> [THE TASK]:
Images are not part of the copy; write out the rest of the data exactly as given.

════════════════

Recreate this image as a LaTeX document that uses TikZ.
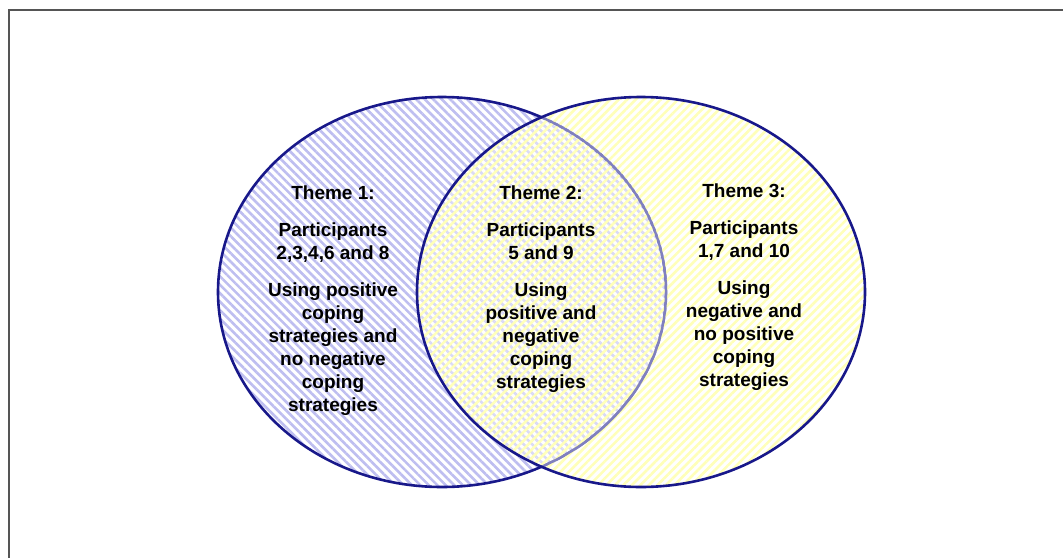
\documentclass[tikz,border=0pt]{standalone}
\usepackage{fontspec}
\setmainfont{Liberation Sans}
\usetikzlibrary{patterns.meta}
\definecolor{ringblue}{RGB}{24,24,138}
\definecolor{stripeblue}{RGB}{190,190,240}
\definecolor{stripeyellow}{RGB}{255,255,185}
\definecolor{framegray}{RGB}{85,85,85}
\tikzset{
  ring/.style={draw=ringblue, line width=2.6pt},
  themetext/.style={align=center, inner sep=0pt, anchor=north,
    font=\fontsize{19}{23}\selectfont\bfseries},
}
\begin{document}
\begin{tikzpicture}[x=1pt,y=-1pt]
\useasboundingbox (0,0) rectangle (1063,557);
% outer frame, running off the right and bottom edges
\draw[framegray, line width=2pt] (9,10) rectangle (1080,580);

% left set: blue hatching
\fill[pattern={Lines[angle=-45,distance=6pt,line width=2.6pt]}, pattern color=stripeblue]
  (442,292) ellipse [x radius=224, y radius=195];
\draw[ring] (442,292) ellipse [x radius=224, y radius=195];

% right set: translucent layer with yellow hatching laid over the left set
\fill[white, opacity=0.4] (641,292) ellipse [x radius=224, y radius=195];
\fill[pattern={Lines[angle=45,distance=6pt,line width=2.6pt]}, pattern color=stripeyellow]
  (641,292) ellipse [x radius=224, y radius=195];
% the left outline seen faintly through the right set
\begin{scope}
  \clip (641,292) ellipse [x radius=224, y radius=195];
  \draw[draw=ringblue!55!white, line width=2.4pt] (442,292) ellipse [x radius=224, y radius=195];
\end{scope}
\draw[ring] (641,292) ellipse [x radius=224, y radius=195];

\node[themetext] (t1) at (333,186) {Theme 1:\\[14pt]Participants\\2,3,4,6 and 8\\[14pt]Using positive\\coping\\strategies and\\no negative\\coping\\strategies};
\node[themetext] (t2) at (541,186) {Theme 2:\\[14pt]Participants\\5 and 9\\[14pt]Using\\positive and\\negative\\coping\\strategies};
\node[themetext] (t3) at (744,184) {Theme 3:\\[14pt]Participants\\1,7 and 10\\[14pt]Using\\negative and\\no positive\\coping\\strategies};
\end{tikzpicture}
\end{document}
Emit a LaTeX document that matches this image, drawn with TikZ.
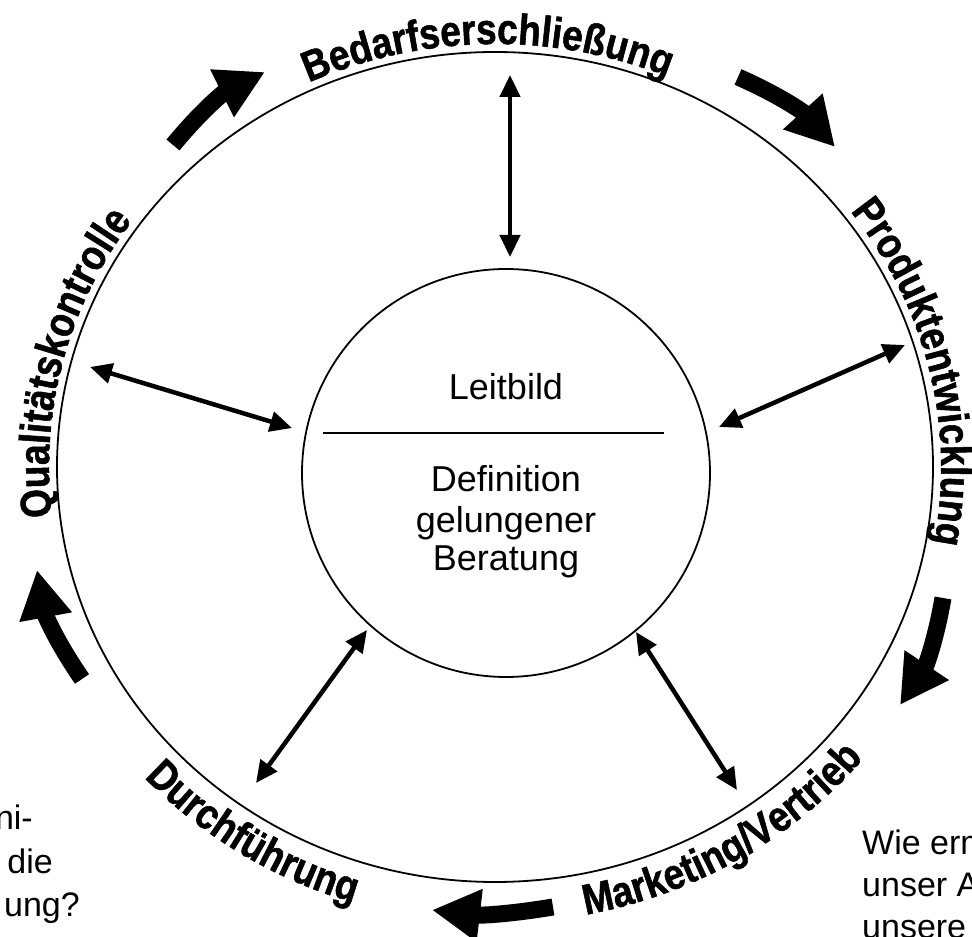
\documentclass[tikz,border=0pt]{standalone}
\usepackage{fontspec}
\setmainfont{Liberation Sans}
\newfontfamily\arcfont{Liberation Sans}[FakeStretch=0.86,FakeBold=1.2]
\usetikzlibrary{arrows.meta}
\usetikzlibrary{decorations.text}
\newcommand\arcstyle{\arcfont\bfseries\fontsize{43}{43}\selectfont}
\newcommand\phasetext[5]{\path[decorate,decoration={text along path,text align=center,text={|\arcstyle|#5}}] (495,470) ++(#1:#3 and #4) arc[start angle=#1,end angle=#2,x radius=#3,y radius=#4];}

\begin{document}
\begin{tikzpicture}[x=1pt,y=1pt,
  wechsel/.style={line width=4.5pt,{Triangle[length=22pt,width=20pt]}-{Triangle[length=22pt,width=20pt]}},
  lauf/.style={line width=17pt,-{Triangle[length=48pt,width=50pt]}},
  mitte/.style={font=\fontsize{36}{41}\selectfont,anchor=base,inner sep=0pt},
  frage/.style={font=\fontsize{34}{41}\selectfont,inner sep=0pt}]
\useasboundingbox (0,0) rectangle (972,937);
\clip (0,0) rectangle (972,937);
% ring and core
\draw[line width=1.8pt] (495,470) ellipse [x radius=438,y radius=415];
\draw[line width=1.8pt] (506,464) circle [radius=204];
\draw[line width=1.8pt] (323,504) -- (664,504);
\node[mitte] (leitbild) at (506,537) {Leitbild};
\node[mitte] (def1) at (506,445) {Definition};
\node[mitte] (def2) at (506,404) {gelungener};
\node[mitte] (def3) at (506,366) {Beratung};
% phases on the ring
\phasetext{151}{31}{446}{423}{Bedarfserschließung}
\phasetext{73}{-47}{446}{423}{Produktentwicklung}
\phasetext{-118.6}{1.4}{479}{456}{Marketing/Vertrieb}
\phasetext{-183}{-63}{479}{456}{Durchführung}
\phasetext{226}{106}{446}{423}{Qualitätskontrolle}
% links core <-> ring
\coordinate (bed-out) at (510,862);
\coordinate (bed-in) at (510,680);
\coordinate (qual-out) at (90,570);
\coordinate (qual-in) at (292,509);
\coordinate (prod-out) at (905,592);
\coordinate (prod-in) at (719,510);
\coordinate (durch-in) at (367,307);
\coordinate (durch-out) at (256,154);
\coordinate (mark-in) at (636,305);
\coordinate (mark-out) at (737,147);
\draw[wechsel] (bed-out) -- (bed-in);
\draw[wechsel] (qual-out) -- (qual-in);
\draw[wechsel] (prod-out) -- (prod-in);
\draw[wechsel] (durch-in) -- (durch-out);
\draw[wechsel] (mark-in) -- (mark-out);
% cycle arrows
\coordinate (a1) at (173,792);
\coordinate (b1) at (265,865);
\coordinate (a2) at (738,860);
\coordinate (b2) at (835,790);
\coordinate (a3) at (943,339);
\coordinate (b3) at (900,232);
\coordinate (a4) at (553,30);
\coordinate (b4) at (432,27);
\coordinate (a5) at (82,258);
\coordinate (b5) at (37,367);
\draw[lauf] (a1) to[bend left=12] (b1);
\draw[lauf] (a2) to[bend left=12] (b2);
\draw[lauf] (a3) to[bend left=12] (b3);
\draw[lauf] (a4) to[bend left=8] (b4);
\draw[lauf] (a5) to[bend left=12] (b5);
% questions cut at the margin
\node[frage,anchor=base east] (frage-l1) at (33,107) {ni-};
\node[frage,anchor=base east] (frage-l2) at (53,63) {die};
\node[frage,anchor=base east] (frage-l3) at (80,20) {ung?};
\node[frage,anchor=base west] (frage-r1) at (862,82) {Wie erm};
\node[frage,anchor=base west] (frage-r2) at (862,40) {unser A};
\node[frage,anchor=base west] (frage-r3) at (862,-2) {unsere};
\end{tikzpicture}
\end{document}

════════════════

> [WORKED ANSWER]:
Recreate this image as a LaTeX document that uses TikZ.
\documentclass[tikz,border=0pt]{standalone}
\usepackage{fontspec}
\setmainfont{Liberation Sans}
\usetikzlibrary{patterns.meta}
\definecolor{ringblue}{RGB}{24,24,138}
\definecolor{stripeblue}{RGB}{190,190,240}
\definecolor{stripeyellow}{RGB}{255,255,185}
\definecolor{framegray}{RGB}{85,85,85}
\tikzset{
  ring/.style={draw=ringblue, line width=2.6pt},
  themetext/.style={align=center, inner sep=0pt, anchor=north,
    font=\fontsize{19}{23}\selectfont\bfseries},
}
\begin{document}
\begin{tikzpicture}[x=1pt,y=-1pt]
\useasboundingbox (0,0) rectangle (1063,557);
% outer frame, running off the right and bottom edges
\draw[framegray, line width=2pt] (9,10) rectangle (1080,580);

% left set: blue hatching
\fill[pattern={Lines[angle=-45,distance=6pt,line width=2.6pt]}, pattern color=stripeblue]
  (442,292) ellipse [x radius=224, y radius=195];
\draw[ring] (442,292) ellipse [x radius=224, y radius=195];

% right set: translucent layer with yellow hatching laid over the left set
\fill[white, opacity=0.4] (641,292) ellipse [x radius=224, y radius=195];
\fill[pattern={Lines[angle=45,distance=6pt,line width=2.6pt]}, pattern color=stripeyellow]
  (641,292) ellipse [x radius=224, y radius=195];
% the left outline seen faintly through the right set
\begin{scope}
  \clip (641,292) ellipse [x radius=224, y radius=195];
  \draw[draw=ringblue!55!white, line width=2.4pt] (442,292) ellipse [x radius=224, y radius=195];
\end{scope}
\draw[ring] (641,292) ellipse [x radius=224, y radius=195];

\node[themetext] (t1) at (333,186) {Theme 1:\\[14pt]Participants\\2,3,4,6 and 8\\[14pt]Using positive\\coping\\strategies and\\no negative\\coping\\strategies};
\node[themetext] (t2) at (541,186) {Theme 2:\\[14pt]Participants\\5 and 9\\[14pt]Using\\positive and\\negative\\coping\\strategies};
\node[themetext] (t3) at (744,184) {Theme 3:\\[14pt]Participants\\1,7 and 10\\[14pt]Using\\negative and\\no positive\\coping\\strategies};
\end{tikzpicture}
\end{document}
Emit a LaTeX document that matches this image, drawn with TikZ.
\documentclass[tikz,border=0pt]{standalone}
\usepackage{fontspec}
\setmainfont{Liberation Sans}
\newfontfamily\arcfont{Liberation Sans}[FakeStretch=0.86,FakeBold=1.2]
\usetikzlibrary{arrows.meta}
\usetikzlibrary{decorations.text}
\newcommand\arcstyle{\arcfont\bfseries\fontsize{43}{43}\selectfont}
\newcommand\phasetext[5]{\path[decorate,decoration={text along path,text align=center,text={|\arcstyle|#5}}] (495,470) ++(#1:#3 and #4) arc[start angle=#1,end angle=#2,x radius=#3,y radius=#4];}

\begin{document}
\begin{tikzpicture}[x=1pt,y=1pt,
  wechsel/.style={line width=4.5pt,{Triangle[length=22pt,width=20pt]}-{Triangle[length=22pt,width=20pt]}},
  lauf/.style={line width=17pt,-{Triangle[length=48pt,width=50pt]}},
  mitte/.style={font=\fontsize{36}{41}\selectfont,anchor=base,inner sep=0pt},
  frage/.style={font=\fontsize{34}{41}\selectfont,inner sep=0pt}]
\useasboundingbox (0,0) rectangle (972,937);
\clip (0,0) rectangle (972,937);
% ring and core
\draw[line width=1.8pt] (495,470) ellipse [x radius=438,y radius=415];
\draw[line width=1.8pt] (506,464) circle [radius=204];
\draw[line width=1.8pt] (323,504) -- (664,504);
\node[mitte] (leitbild) at (506,537) {Leitbild};
\node[mitte] (def1) at (506,445) {Definition};
\node[mitte] (def2) at (506,404) {gelungener};
\node[mitte] (def3) at (506,366) {Beratung};
% phases on the ring
\phasetext{151}{31}{446}{423}{Bedarfserschließung}
\phasetext{73}{-47}{446}{423}{Produktentwicklung}
\phasetext{-118.6}{1.4}{479}{456}{Marketing/Vertrieb}
\phasetext{-183}{-63}{479}{456}{Durchführung}
\phasetext{226}{106}{446}{423}{Qualitätskontrolle}
% links core <-> ring
\coordinate (bed-out) at (510,862);
\coordinate (bed-in) at (510,680);
\coordinate (qual-out) at (90,570);
\coordinate (qual-in) at (292,509);
\coordinate (prod-out) at (905,592);
\coordinate (prod-in) at (719,510);
\coordinate (durch-in) at (367,307);
\coordinate (durch-out) at (256,154);
\coordinate (mark-in) at (636,305);
\coordinate (mark-out) at (737,147);
\draw[wechsel] (bed-out) -- (bed-in);
\draw[wechsel] (qual-out) -- (qual-in);
\draw[wechsel] (prod-out) -- (prod-in);
\draw[wechsel] (durch-in) -- (durch-out);
\draw[wechsel] (mark-in) -- (mark-out);
% cycle arrows
\coordinate (a1) at (173,792);
\coordinate (b1) at (265,865);
\coordinate (a2) at (738,860);
\coordinate (b2) at (835,790);
\coordinate (a3) at (943,339);
\coordinate (b3) at (900,232);
\coordinate (a4) at (553,30);
\coordinate (b4) at (432,27);
\coordinate (a5) at (82,258);
\coordinate (b5) at (37,367);
\draw[lauf] (a1) to[bend left=12] (b1);
\draw[lauf] (a2) to[bend left=12] (b2);
\draw[lauf] (a3) to[bend left=12] (b3);
\draw[lauf] (a4) to[bend left=8] (b4);
\draw[lauf] (a5) to[bend left=12] (b5);
% questions cut at the margin
\node[frage,anchor=base east] (frage-l1) at (33,107) {ni-};
\node[frage,anchor=base east] (frage-l2) at (53,63) {die};
\node[frage,anchor=base east] (frage-l3) at (80,20) {ung?};
\node[frage,anchor=base west] (frage-r1) at (862,82) {Wie erm};
\node[frage,anchor=base west] (frage-r2) at (862,40) {unser A};
\node[frage,anchor=base west] (frage-r3) at (862,-2) {unsere};
\end{tikzpicture}
\end{document}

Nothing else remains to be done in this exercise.